SET PROBLEM:
Set down the material below word for word, excluding the pictures.

INFORMATION PROVIDED:
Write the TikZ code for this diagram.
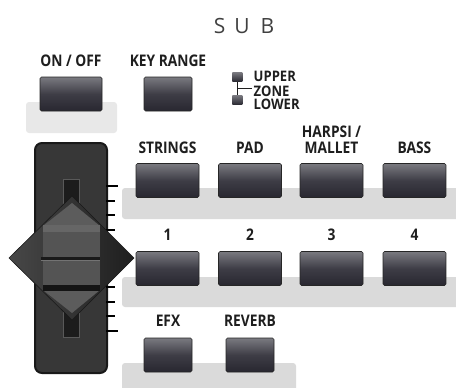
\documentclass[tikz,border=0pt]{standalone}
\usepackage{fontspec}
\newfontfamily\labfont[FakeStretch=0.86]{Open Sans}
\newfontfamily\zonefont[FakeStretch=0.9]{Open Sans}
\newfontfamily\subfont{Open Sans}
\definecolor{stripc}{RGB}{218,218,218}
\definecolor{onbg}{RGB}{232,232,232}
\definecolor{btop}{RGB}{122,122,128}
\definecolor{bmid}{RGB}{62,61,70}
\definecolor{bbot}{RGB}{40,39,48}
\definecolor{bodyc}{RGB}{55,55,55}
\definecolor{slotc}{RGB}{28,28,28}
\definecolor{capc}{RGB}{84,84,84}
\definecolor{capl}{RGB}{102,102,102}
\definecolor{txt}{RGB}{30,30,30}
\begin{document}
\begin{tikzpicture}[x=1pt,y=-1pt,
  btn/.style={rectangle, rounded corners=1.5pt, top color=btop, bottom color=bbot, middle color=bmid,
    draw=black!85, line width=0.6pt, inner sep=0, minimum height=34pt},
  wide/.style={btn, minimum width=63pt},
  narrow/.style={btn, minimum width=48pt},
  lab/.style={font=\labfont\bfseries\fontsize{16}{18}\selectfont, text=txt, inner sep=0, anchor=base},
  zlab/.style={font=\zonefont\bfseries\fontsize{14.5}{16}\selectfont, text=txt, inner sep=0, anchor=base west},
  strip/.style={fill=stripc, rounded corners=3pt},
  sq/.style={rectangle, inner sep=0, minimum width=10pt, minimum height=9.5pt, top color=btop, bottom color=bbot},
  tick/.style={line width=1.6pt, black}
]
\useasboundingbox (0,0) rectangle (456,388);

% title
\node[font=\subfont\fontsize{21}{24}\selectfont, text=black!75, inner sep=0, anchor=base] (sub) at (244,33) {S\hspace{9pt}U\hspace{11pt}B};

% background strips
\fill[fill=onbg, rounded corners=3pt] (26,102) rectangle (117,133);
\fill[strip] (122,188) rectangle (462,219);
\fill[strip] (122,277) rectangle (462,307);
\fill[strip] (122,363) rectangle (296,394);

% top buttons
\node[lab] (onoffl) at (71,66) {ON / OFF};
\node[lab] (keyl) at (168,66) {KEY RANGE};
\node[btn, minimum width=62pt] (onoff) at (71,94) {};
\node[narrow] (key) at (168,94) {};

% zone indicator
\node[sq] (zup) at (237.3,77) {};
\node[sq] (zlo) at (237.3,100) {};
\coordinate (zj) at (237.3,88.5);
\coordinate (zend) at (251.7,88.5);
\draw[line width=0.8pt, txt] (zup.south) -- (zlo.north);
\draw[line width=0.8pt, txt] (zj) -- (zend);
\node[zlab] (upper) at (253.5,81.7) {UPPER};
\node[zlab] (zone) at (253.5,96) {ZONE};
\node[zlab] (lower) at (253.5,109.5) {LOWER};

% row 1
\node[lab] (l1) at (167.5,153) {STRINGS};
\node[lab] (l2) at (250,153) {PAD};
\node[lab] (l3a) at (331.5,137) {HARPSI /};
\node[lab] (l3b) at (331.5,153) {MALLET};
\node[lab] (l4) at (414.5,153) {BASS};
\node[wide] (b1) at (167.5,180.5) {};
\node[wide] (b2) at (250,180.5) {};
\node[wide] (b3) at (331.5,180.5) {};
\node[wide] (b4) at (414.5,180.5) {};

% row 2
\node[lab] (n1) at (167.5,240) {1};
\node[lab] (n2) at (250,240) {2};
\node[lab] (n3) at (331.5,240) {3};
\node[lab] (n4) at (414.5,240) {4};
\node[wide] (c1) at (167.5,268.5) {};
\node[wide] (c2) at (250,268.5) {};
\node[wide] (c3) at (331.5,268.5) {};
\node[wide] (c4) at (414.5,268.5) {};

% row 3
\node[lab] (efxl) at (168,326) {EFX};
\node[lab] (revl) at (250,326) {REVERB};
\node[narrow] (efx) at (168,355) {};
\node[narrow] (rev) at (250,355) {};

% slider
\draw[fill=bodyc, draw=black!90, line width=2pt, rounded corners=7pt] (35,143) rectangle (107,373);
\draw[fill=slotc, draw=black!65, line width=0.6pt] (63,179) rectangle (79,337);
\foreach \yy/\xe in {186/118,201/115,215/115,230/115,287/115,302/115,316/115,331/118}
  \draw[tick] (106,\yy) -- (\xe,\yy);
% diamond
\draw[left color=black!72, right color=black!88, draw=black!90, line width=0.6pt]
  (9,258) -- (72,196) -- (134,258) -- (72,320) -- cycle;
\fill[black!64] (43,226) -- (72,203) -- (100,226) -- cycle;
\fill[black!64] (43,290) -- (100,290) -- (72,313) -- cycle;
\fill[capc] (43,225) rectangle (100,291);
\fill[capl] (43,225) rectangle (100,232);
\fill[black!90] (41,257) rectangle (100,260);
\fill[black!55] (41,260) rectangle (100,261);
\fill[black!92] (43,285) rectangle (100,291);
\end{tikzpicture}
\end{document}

ANSWER FOR THIS EXERCISE:
Write the TikZ code for this diagram.
\documentclass[tikz,border=0pt]{standalone}
\usepackage{fontspec}
\newfontfamily\labfont[FakeStretch=0.86]{Open Sans}
\newfontfamily\zonefont[FakeStretch=0.9]{Open Sans}
\newfontfamily\subfont{Open Sans}
\definecolor{stripc}{RGB}{218,218,218}
\definecolor{onbg}{RGB}{232,232,232}
\definecolor{btop}{RGB}{122,122,128}
\definecolor{bmid}{RGB}{62,61,70}
\definecolor{bbot}{RGB}{40,39,48}
\definecolor{bodyc}{RGB}{55,55,55}
\definecolor{slotc}{RGB}{28,28,28}
\definecolor{capc}{RGB}{84,84,84}
\definecolor{capl}{RGB}{102,102,102}
\definecolor{txt}{RGB}{30,30,30}
\begin{document}
\begin{tikzpicture}[x=1pt,y=-1pt,
  btn/.style={rectangle, rounded corners=1.5pt, top color=btop, bottom color=bbot, middle color=bmid,
    draw=black!85, line width=0.6pt, inner sep=0, minimum height=34pt},
  wide/.style={btn, minimum width=63pt},
  narrow/.style={btn, minimum width=48pt},
  lab/.style={font=\labfont\bfseries\fontsize{16}{18}\selectfont, text=txt, inner sep=0, anchor=base},
  zlab/.style={font=\zonefont\bfseries\fontsize{14.5}{16}\selectfont, text=txt, inner sep=0, anchor=base west},
  strip/.style={fill=stripc, rounded corners=3pt},
  sq/.style={rectangle, inner sep=0, minimum width=10pt, minimum height=9.5pt, top color=btop, bottom color=bbot},
  tick/.style={line width=1.6pt, black}
]
\useasboundingbox (0,0) rectangle (456,388);

% title
\node[font=\subfont\fontsize{21}{24}\selectfont, text=black!75, inner sep=0, anchor=base] (sub) at (244,33) {S\hspace{9pt}U\hspace{11pt}B};

% background strips
\fill[fill=onbg, rounded corners=3pt] (26,102) rectangle (117,133);
\fill[strip] (122,188) rectangle (462,219);
\fill[strip] (122,277) rectangle (462,307);
\fill[strip] (122,363) rectangle (296,394);

% top buttons
\node[lab] (onoffl) at (71,66) {ON / OFF};
\node[lab] (keyl) at (168,66) {KEY RANGE};
\node[btn, minimum width=62pt] (onoff) at (71,94) {};
\node[narrow] (key) at (168,94) {};

% zone indicator
\node[sq] (zup) at (237.3,77) {};
\node[sq] (zlo) at (237.3,100) {};
\coordinate (zj) at (237.3,88.5);
\coordinate (zend) at (251.7,88.5);
\draw[line width=0.8pt, txt] (zup.south) -- (zlo.north);
\draw[line width=0.8pt, txt] (zj) -- (zend);
\node[zlab] (upper) at (253.5,81.7) {UPPER};
\node[zlab] (zone) at (253.5,96) {ZONE};
\node[zlab] (lower) at (253.5,109.5) {LOWER};

% row 1
\node[lab] (l1) at (167.5,153) {STRINGS};
\node[lab] (l2) at (250,153) {PAD};
\node[lab] (l3a) at (331.5,137) {HARPSI /};
\node[lab] (l3b) at (331.5,153) {MALLET};
\node[lab] (l4) at (414.5,153) {BASS};
\node[wide] (b1) at (167.5,180.5) {};
\node[wide] (b2) at (250,180.5) {};
\node[wide] (b3) at (331.5,180.5) {};
\node[wide] (b4) at (414.5,180.5) {};

% row 2
\node[lab] (n1) at (167.5,240) {1};
\node[lab] (n2) at (250,240) {2};
\node[lab] (n3) at (331.5,240) {3};
\node[lab] (n4) at (414.5,240) {4};
\node[wide] (c1) at (167.5,268.5) {};
\node[wide] (c2) at (250,268.5) {};
\node[wide] (c3) at (331.5,268.5) {};
\node[wide] (c4) at (414.5,268.5) {};

% row 3
\node[lab] (efxl) at (168,326) {EFX};
\node[lab] (revl) at (250,326) {REVERB};
\node[narrow] (efx) at (168,355) {};
\node[narrow] (rev) at (250,355) {};

% slider
\draw[fill=bodyc, draw=black!90, line width=2pt, rounded corners=7pt] (35,143) rectangle (107,373);
\draw[fill=slotc, draw=black!65, line width=0.6pt] (63,179) rectangle (79,337);
\foreach \yy/\xe in {186/118,201/115,215/115,230/115,287/115,302/115,316/115,331/118}
  \draw[tick] (106,\yy) -- (\xe,\yy);
% diamond
\draw[left color=black!72, right color=black!88, draw=black!90, line width=0.6pt]
  (9,258) -- (72,196) -- (134,258) -- (72,320) -- cycle;
\fill[black!64] (43,226) -- (72,203) -- (100,226) -- cycle;
\fill[black!64] (43,290) -- (100,290) -- (72,313) -- cycle;
\fill[capc] (43,225) rectangle (100,291);
\fill[capl] (43,225) rectangle (100,232);
\fill[black!90] (41,257) rectangle (100,260);
\fill[black!55] (41,260) rectangle (100,261);
\fill[black!92] (43,285) rectangle (100,291);
\end{tikzpicture}
\end{document}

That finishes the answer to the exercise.